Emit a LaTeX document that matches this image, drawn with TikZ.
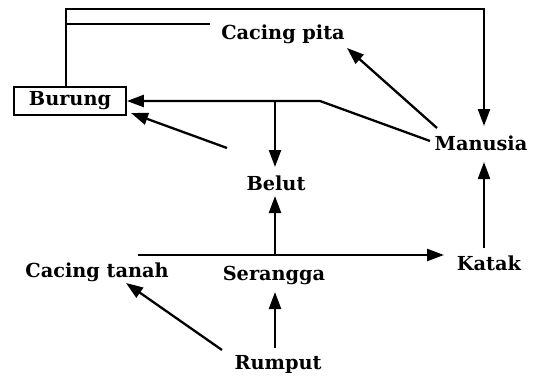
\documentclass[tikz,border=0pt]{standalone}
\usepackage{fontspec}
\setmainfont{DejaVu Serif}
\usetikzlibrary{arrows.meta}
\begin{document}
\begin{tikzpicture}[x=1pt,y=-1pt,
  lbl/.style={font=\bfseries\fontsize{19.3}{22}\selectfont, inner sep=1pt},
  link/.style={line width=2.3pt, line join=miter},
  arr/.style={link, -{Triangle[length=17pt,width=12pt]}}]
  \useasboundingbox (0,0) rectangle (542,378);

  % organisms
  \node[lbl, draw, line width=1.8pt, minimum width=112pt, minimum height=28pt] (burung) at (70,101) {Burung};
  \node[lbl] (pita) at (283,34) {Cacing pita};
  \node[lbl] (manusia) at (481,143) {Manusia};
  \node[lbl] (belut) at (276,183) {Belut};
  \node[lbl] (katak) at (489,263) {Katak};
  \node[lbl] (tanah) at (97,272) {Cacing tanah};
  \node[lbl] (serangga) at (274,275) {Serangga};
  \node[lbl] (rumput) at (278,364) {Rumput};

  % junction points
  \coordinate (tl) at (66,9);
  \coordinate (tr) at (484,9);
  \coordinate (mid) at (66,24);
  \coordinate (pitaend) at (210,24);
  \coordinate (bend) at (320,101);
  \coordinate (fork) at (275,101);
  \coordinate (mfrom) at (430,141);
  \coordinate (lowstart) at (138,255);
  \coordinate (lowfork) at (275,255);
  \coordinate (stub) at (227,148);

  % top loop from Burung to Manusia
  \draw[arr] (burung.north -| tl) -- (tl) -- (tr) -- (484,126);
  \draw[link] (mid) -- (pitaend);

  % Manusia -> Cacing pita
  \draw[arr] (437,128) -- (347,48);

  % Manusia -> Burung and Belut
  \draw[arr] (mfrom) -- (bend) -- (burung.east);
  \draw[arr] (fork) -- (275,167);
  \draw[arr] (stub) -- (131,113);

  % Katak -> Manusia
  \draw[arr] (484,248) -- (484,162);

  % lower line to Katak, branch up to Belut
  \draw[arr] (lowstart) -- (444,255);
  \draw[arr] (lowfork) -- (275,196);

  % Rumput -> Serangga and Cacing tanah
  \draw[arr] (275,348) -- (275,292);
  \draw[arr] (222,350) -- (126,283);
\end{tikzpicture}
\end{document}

_____

(Written instruction) Return the material line for line, from its beginning to the line that contains "(rumput) at (278,364)", with the pictures left out.

(Problem solution)
Emit a LaTeX document that matches this image, drawn with TikZ.
\documentclass[tikz,border=0pt]{standalone}
\usepackage{fontspec}
\setmainfont{DejaVu Serif}
\usetikzlibrary{arrows.meta}
\begin{document}
\begin{tikzpicture}[x=1pt,y=-1pt,
  lbl/.style={font=\bfseries\fontsize{19.3}{22}\selectfont, inner sep=1pt},
  link/.style={line width=2.3pt, line join=miter},
  arr/.style={link, -{Triangle[length=17pt,width=12pt]}}]
  \useasboundingbox (0,0) rectangle (542,378);

  % organisms
  \node[lbl, draw, line width=1.8pt, minimum width=112pt, minimum height=28pt] (burung) at (70,101) {Burung};
  \node[lbl] (pita) at (283,34) {Cacing pita};
  \node[lbl] (manusia) at (481,143) {Manusia};
  \node[lbl] (belut) at (276,183) {Belut};
  \node[lbl] (katak) at (489,263) {Katak};
  \node[lbl] (tanah) at (97,272) {Cacing tanah};
  \node[lbl] (serangga) at (274,275) {Serangga};
  \node[lbl] (rumput) at (278,364) {Rumput};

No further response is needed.